------ Given information ------
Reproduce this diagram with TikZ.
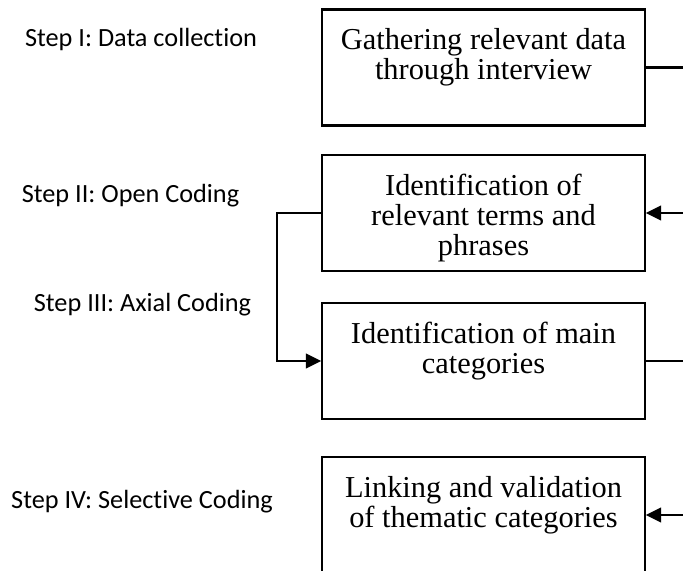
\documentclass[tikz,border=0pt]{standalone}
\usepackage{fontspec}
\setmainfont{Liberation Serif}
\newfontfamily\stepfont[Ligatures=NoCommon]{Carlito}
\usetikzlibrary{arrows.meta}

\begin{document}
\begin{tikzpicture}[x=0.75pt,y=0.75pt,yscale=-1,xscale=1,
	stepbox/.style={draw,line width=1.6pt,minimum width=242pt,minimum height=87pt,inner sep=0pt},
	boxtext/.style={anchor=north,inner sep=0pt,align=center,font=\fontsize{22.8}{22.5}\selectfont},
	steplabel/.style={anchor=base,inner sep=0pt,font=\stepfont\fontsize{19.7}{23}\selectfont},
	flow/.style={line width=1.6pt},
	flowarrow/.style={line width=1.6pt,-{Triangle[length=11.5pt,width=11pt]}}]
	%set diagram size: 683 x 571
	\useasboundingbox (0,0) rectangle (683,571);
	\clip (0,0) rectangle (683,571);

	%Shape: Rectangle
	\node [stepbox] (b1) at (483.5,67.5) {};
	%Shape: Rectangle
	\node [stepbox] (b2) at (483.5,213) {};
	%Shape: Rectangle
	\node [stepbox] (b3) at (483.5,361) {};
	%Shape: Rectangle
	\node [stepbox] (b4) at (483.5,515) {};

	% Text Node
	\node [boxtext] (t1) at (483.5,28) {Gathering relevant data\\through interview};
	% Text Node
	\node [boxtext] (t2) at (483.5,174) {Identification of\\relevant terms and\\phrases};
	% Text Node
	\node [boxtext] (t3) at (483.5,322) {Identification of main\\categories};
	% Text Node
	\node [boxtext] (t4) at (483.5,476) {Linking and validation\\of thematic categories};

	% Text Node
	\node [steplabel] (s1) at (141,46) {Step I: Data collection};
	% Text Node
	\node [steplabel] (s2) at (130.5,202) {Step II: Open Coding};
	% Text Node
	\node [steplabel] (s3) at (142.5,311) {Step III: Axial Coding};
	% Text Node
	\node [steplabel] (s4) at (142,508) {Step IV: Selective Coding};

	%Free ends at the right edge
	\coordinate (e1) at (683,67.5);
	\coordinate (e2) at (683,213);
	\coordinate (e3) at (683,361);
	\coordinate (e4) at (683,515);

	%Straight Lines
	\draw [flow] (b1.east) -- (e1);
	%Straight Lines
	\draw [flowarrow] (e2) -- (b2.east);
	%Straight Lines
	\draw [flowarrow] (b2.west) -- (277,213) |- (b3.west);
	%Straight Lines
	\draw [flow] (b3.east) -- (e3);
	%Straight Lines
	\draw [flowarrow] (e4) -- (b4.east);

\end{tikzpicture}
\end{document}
------
▸ **What you should do**
Take the lines from the start of the material to the line with "(e4) at (683,515);", both included, and transcribe them exactly without the pictures.

▸ **Response below**
Reproduce this diagram with TikZ.
\documentclass[tikz,border=0pt]{standalone}
\usepackage{fontspec}
\setmainfont{Liberation Serif}
\newfontfamily\stepfont[Ligatures=NoCommon]{Carlito}
\usetikzlibrary{arrows.meta}

\begin{document}
\begin{tikzpicture}[x=0.75pt,y=0.75pt,yscale=-1,xscale=1,
	stepbox/.style={draw,line width=1.6pt,minimum width=242pt,minimum height=87pt,inner sep=0pt},
	boxtext/.style={anchor=north,inner sep=0pt,align=center,font=\fontsize{22.8}{22.5}\selectfont},
	steplabel/.style={anchor=base,inner sep=0pt,font=\stepfont\fontsize{19.7}{23}\selectfont},
	flow/.style={line width=1.6pt},
	flowarrow/.style={line width=1.6pt,-{Triangle[length=11.5pt,width=11pt]}}]
	%set diagram size: 683 x 571
	\useasboundingbox (0,0) rectangle (683,571);
	\clip (0,0) rectangle (683,571);

	%Shape: Rectangle
	\node [stepbox] (b1) at (483.5,67.5) {};
	%Shape: Rectangle
	\node [stepbox] (b2) at (483.5,213) {};
	%Shape: Rectangle
	\node [stepbox] (b3) at (483.5,361) {};
	%Shape: Rectangle
	\node [stepbox] (b4) at (483.5,515) {};

	% Text Node
	\node [boxtext] (t1) at (483.5,28) {Gathering relevant data\\through interview};
	% Text Node
	\node [boxtext] (t2) at (483.5,174) {Identification of\\relevant terms and\\phrases};
	% Text Node
	\node [boxtext] (t3) at (483.5,322) {Identification of main\\categories};
	% Text Node
	\node [boxtext] (t4) at (483.5,476) {Linking and validation\\of thematic categories};

	% Text Node
	\node [steplabel] (s1) at (141,46) {Step I: Data collection};
	% Text Node
	\node [steplabel] (s2) at (130.5,202) {Step II: Open Coding};
	% Text Node
	\node [steplabel] (s3) at (142.5,311) {Step III: Axial Coding};
	% Text Node
	\node [steplabel] (s4) at (142,508) {Step IV: Selective Coding};

	%Free ends at the right edge
	\coordinate (e1) at (683,67.5);
	\coordinate (e2) at (683,213);
	\coordinate (e3) at (683,361);
	\coordinate (e4) at (683,515);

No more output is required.